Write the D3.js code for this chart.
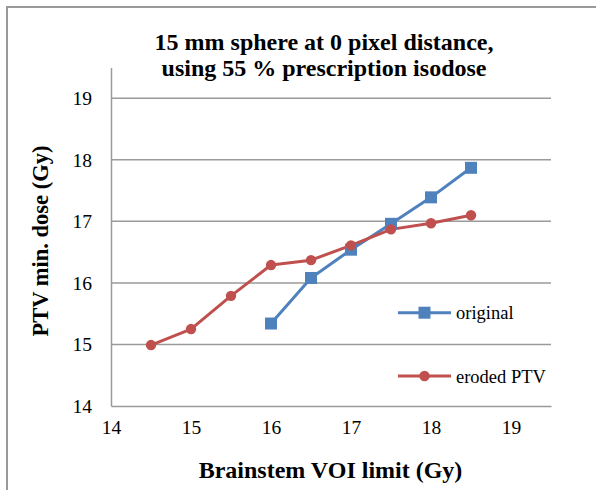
<!DOCTYPE html>
<html>
<head>
<meta charset="utf-8">
<script src="https://cdn.jsdelivr.net/npm/d3@7"></script>
<style>
  html, body { margin: 0; padding: 0; background: #fff; }
  svg { display: block; font-family: "Liberation Serif", "Times New Roman", serif; }
</style>
</head>
<body>
<svg id="chart" width="596" height="490"></svg>
<script>
// Brainstem VOI limit (Gy) for each series
const originalX = [16, 16.5, 17, 17.5, 18, 18.5];
const originalY = [15.34, 16.08, 16.54, 16.96, 17.39, 17.87];

const erodedX = [14.5, 15, 15.5, 16, 16.5, 17, 17.5, 18, 18.5];
const erodedY = [14.99, 15.25, 15.79, 16.29, 16.37, 16.61, 16.87, 16.97, 17.1];

const xTicks = [14, 15, 16, 17, 18, 19];
const yTicks = [14, 15, 16, 17, 18, 19];

const seriesNames = ["original", "eroded PTV"];
const titleLines = ["15 mm sphere at 0 pixel distance,", "using 55 % prescription isodose"];

const svg = d3.select("#chart");
const gray = "#9a9a9a";
const blue = "#4f81bd";
const red = "#c0504d";
const serif = "Liberation Serif, Times New Roman, serif";

// outer chart frame
svg.append("rect")
  .attr("x", 7).attr("y", 7).attr("width", 620).attr("height", 520)
  .attr("fill", "none").attr("stroke", gray).attr("stroke-width", 2);

const plot = { left: 111, right: 551, top: 67.5, bottom: 406 };

const x = d3.scaleLinear().domain([14, 19.5]).range([plot.left, plot.right]);
const y = d3.scaleLinear().domain([14, 19.5]).range([plot.bottom, plot.top]);

// horizontal gridlines
svg.append("g")
  .selectAll("line")
  .data(yTicks.filter(d => d > 14))
  .join("line")
  .attr("x1", plot.left).attr("x2", plot.right)
  .attr("y1", d => y(d)).attr("y2", d => y(d))
  .attr("stroke", gray).attr("stroke-width", 1.5);

// axes
const xAxis = svg.append("g")
  .attr("transform", `translate(0,${plot.bottom})`)
  .call(d3.axisBottom(x).tickValues(xTicks).tickSize(0).tickPadding(14).tickFormat(d3.format("d")));
xAxis.select(".domain").attr("stroke", gray).attr("stroke-width", 1.5);
xAxis.selectAll("text").attr("font-size", 19.5).attr("fill", "#000").attr("font-family", serif);

const yAxis = svg.append("g")
  .attr("transform", `translate(${plot.left},0)`)
  .call(d3.axisLeft(y).tickValues(yTicks).tickSize(0).tickPadding(19).tickFormat(d3.format("d")));
yAxis.select(".domain").attr("stroke", gray).attr("stroke-width", 1.5);
yAxis.selectAll("text").attr("font-size", 19.5).attr("fill", "#000").attr("font-family", serif);

// series
const original = originalX.map((v, i) => [v, originalY[i]]);
const eroded = erodedX.map((v, i) => [v, erodedY[i]]);
const line = d3.line().x(d => x(d[0])).y(d => y(d[1]));

svg.append("path").datum(original)
  .attr("d", line).attr("fill", "none").attr("stroke", blue).attr("stroke-width", 3)
  .attr("stroke-linejoin", "round");
svg.append("path").datum(eroded)
  .attr("d", line).attr("fill", "none").attr("stroke", red).attr("stroke-width", 3)
  .attr("stroke-linejoin", "round");

const sq = 12;
svg.append("g").selectAll("rect").data(original).join("rect")
  .attr("x", d => x(d[0]) - sq / 2).attr("y", d => y(d[1]) - sq / 2)
  .attr("width", sq).attr("height", sq).attr("fill", blue);

svg.append("g").selectAll("circle").data(eroded).join("circle")
  .attr("cx", d => x(d[0])).attr("cy", d => y(d[1])).attr("r", 5.2).attr("fill", red);

// legend
const legend = svg.append("g");
const legendRows = [
  { name: seriesNames[0], color: blue, shape: "square", cy: 312.7 },
  { name: seriesNames[1], color: red, shape: "circle", cy: 376 }
];
legendRows.forEach(r => {
  legend.append("line").attr("x1", 398).attr("x2", 451)
    .attr("y1", r.cy).attr("y2", r.cy).attr("stroke", r.color).attr("stroke-width", 3);
  if (r.shape === "square") {
    legend.append("rect").attr("x", 424.5 - sq / 2).attr("y", r.cy - sq / 2)
      .attr("width", sq).attr("height", sq).attr("fill", r.color);
  } else {
    legend.append("circle").attr("cx", 424.5).attr("cy", r.cy).attr("r", 5.2).attr("fill", r.color);
  }
  legend.append("text").attr("x", 456).attr("y", r.cy + 6.5)
    .attr("font-size", 18.5).attr("fill", "#000").text(r.name);
});

// title
svg.append("text")
  .attr("text-anchor", "middle").attr("font-weight", "bold").attr("font-size", 24)
  .selectAll("tspan").data(titleLines).join("tspan")
  .attr("x", 324).attr("y", (d, i) => 49.5 + i * 26.5).text(d => d);

// axis titles
svg.append("text")
  .attr("transform", "translate(48,241) rotate(-90)")
  .attr("text-anchor", "middle").attr("font-weight", "bold").attr("font-size", 22.5)
  .text("PTV min. dose (Gy)");

svg.append("text")
  .attr("x", 330.5).attr("y", 478)
  .attr("text-anchor", "middle").attr("font-weight", "bold").attr("font-size", 24)
  .text("Brainstem VOI limit (Gy)");
</script>
</body>
</html>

▸ **TASK BRIEF**: Return the full material word for word. Do not include the pictures.

▸ **WRITTEN SOLUTION**:
Write the D3.js code for this chart.
<!DOCTYPE html>
<html>
<head>
<meta charset="utf-8">
<script src="https://cdn.jsdelivr.net/npm/d3@7"></script>
<style>
  html, body { margin: 0; padding: 0; background: #fff; }
  svg { display: block; font-family: "Liberation Serif", "Times New Roman", serif; }
</style>
</head>
<body>
<svg id="chart" width="596" height="490"></svg>
<script>
// Brainstem VOI limit (Gy) for each series
const originalX = [16, 16.5, 17, 17.5, 18, 18.5];
const originalY = [15.34, 16.08, 16.54, 16.96, 17.39, 17.87];

const erodedX = [14.5, 15, 15.5, 16, 16.5, 17, 17.5, 18, 18.5];
const erodedY = [14.99, 15.25, 15.79, 16.29, 16.37, 16.61, 16.87, 16.97, 17.1];

const xTicks = [14, 15, 16, 17, 18, 19];
const yTicks = [14, 15, 16, 17, 18, 19];

const seriesNames = ["original", "eroded PTV"];
const titleLines = ["15 mm sphere at 0 pixel distance,", "using 55 % prescription isodose"];

const svg = d3.select("#chart");
const gray = "#9a9a9a";
const blue = "#4f81bd";
const red = "#c0504d";
const serif = "Liberation Serif, Times New Roman, serif";

// outer chart frame
svg.append("rect")
  .attr("x", 7).attr("y", 7).attr("width", 620).attr("height", 520)
  .attr("fill", "none").attr("stroke", gray).attr("stroke-width", 2);

const plot = { left: 111, right: 551, top: 67.5, bottom: 406 };

const x = d3.scaleLinear().domain([14, 19.5]).range([plot.left, plot.right]);
const y = d3.scaleLinear().domain([14, 19.5]).range([plot.bottom, plot.top]);

// horizontal gridlines
svg.append("g")
  .selectAll("line")
  .data(yTicks.filter(d => d > 14))
  .join("line")
  .attr("x1", plot.left).attr("x2", plot.right)
  .attr("y1", d => y(d)).attr("y2", d => y(d))
  .attr("stroke", gray).attr("stroke-width", 1.5);

// axes
const xAxis = svg.append("g")
  .attr("transform", `translate(0,${plot.bottom})`)
  .call(d3.axisBottom(x).tickValues(xTicks).tickSize(0).tickPadding(14).tickFormat(d3.format("d")));
xAxis.select(".domain").attr("stroke", gray).attr("stroke-width", 1.5);
xAxis.selectAll("text").attr("font-size", 19.5).attr("fill", "#000").attr("font-family", serif);

const yAxis = svg.append("g")
  .attr("transform", `translate(${plot.left},0)`)
  .call(d3.axisLeft(y).tickValues(yTicks).tickSize(0).tickPadding(19).tickFormat(d3.format("d")));
yAxis.select(".domain").attr("stroke", gray).attr("stroke-width", 1.5);
yAxis.selectAll("text").attr("font-size", 19.5).attr("fill", "#000").attr("font-family", serif);

// series
const original = originalX.map((v, i) => [v, originalY[i]]);
const eroded = erodedX.map((v, i) => [v, erodedY[i]]);
const line = d3.line().x(d => x(d[0])).y(d => y(d[1]));

svg.append("path").datum(original)
  .attr("d", line).attr("fill", "none").attr("stroke", blue).attr("stroke-width", 3)
  .attr("stroke-linejoin", "round");
svg.append("path").datum(eroded)
  .attr("d", line).attr("fill", "none").attr("stroke", red).attr("stroke-width", 3)
  .attr("stroke-linejoin", "round");

const sq = 12;
svg.append("g").selectAll("rect").data(original).join("rect")
  .attr("x", d => x(d[0]) - sq / 2).attr("y", d => y(d[1]) - sq / 2)
  .attr("width", sq).attr("height", sq).attr("fill", blue);

svg.append("g").selectAll("circle").data(eroded).join("circle")
  .attr("cx", d => x(d[0])).attr("cy", d => y(d[1])).attr("r", 5.2).attr("fill", red);

// legend
const legend = svg.append("g");
const legendRows = [
  { name: seriesNames[0], color: blue, shape: "square", cy: 312.7 },
  { name: seriesNames[1], color: red, shape: "circle", cy: 376 }
];
legendRows.forEach(r => {
  legend.append("line").attr("x1", 398).attr("x2", 451)
    .attr("y1", r.cy).attr("y2", r.cy).attr("stroke", r.color).attr("stroke-width", 3);
  if (r.shape === "square") {
    legend.append("rect").attr("x", 424.5 - sq / 2).attr("y", r.cy - sq / 2)
      .attr("width", sq).attr("height", sq).attr("fill", r.color);
  } else {
    legend.append("circle").attr("cx", 424.5).attr("cy", r.cy).attr("r", 5.2).attr("fill", r.color);
  }
  legend.append("text").attr("x", 456).attr("y", r.cy + 6.5)
    .attr("font-size", 18.5).attr("fill", "#000").text(r.name);
});

// title
svg.append("text")
  .attr("text-anchor", "middle").attr("font-weight", "bold").attr("font-size", 24)
  .selectAll("tspan").data(titleLines).join("tspan")
  .attr("x", 324).attr("y", (d, i) => 49.5 + i * 26.5).text(d => d);

// axis titles
svg.append("text")
  .attr("transform", "translate(48,241) rotate(-90)")
  .attr("text-anchor", "middle").attr("font-weight", "bold").attr("font-size", 22.5)
  .text("PTV min. dose (Gy)");

svg.append("text")
  .attr("x", 330.5).attr("y", 478)
  .attr("text-anchor", "middle").attr("font-weight", "bold").attr("font-size", 24)
  .text("Brainstem VOI limit (Gy)");
</script>
</body>
</html>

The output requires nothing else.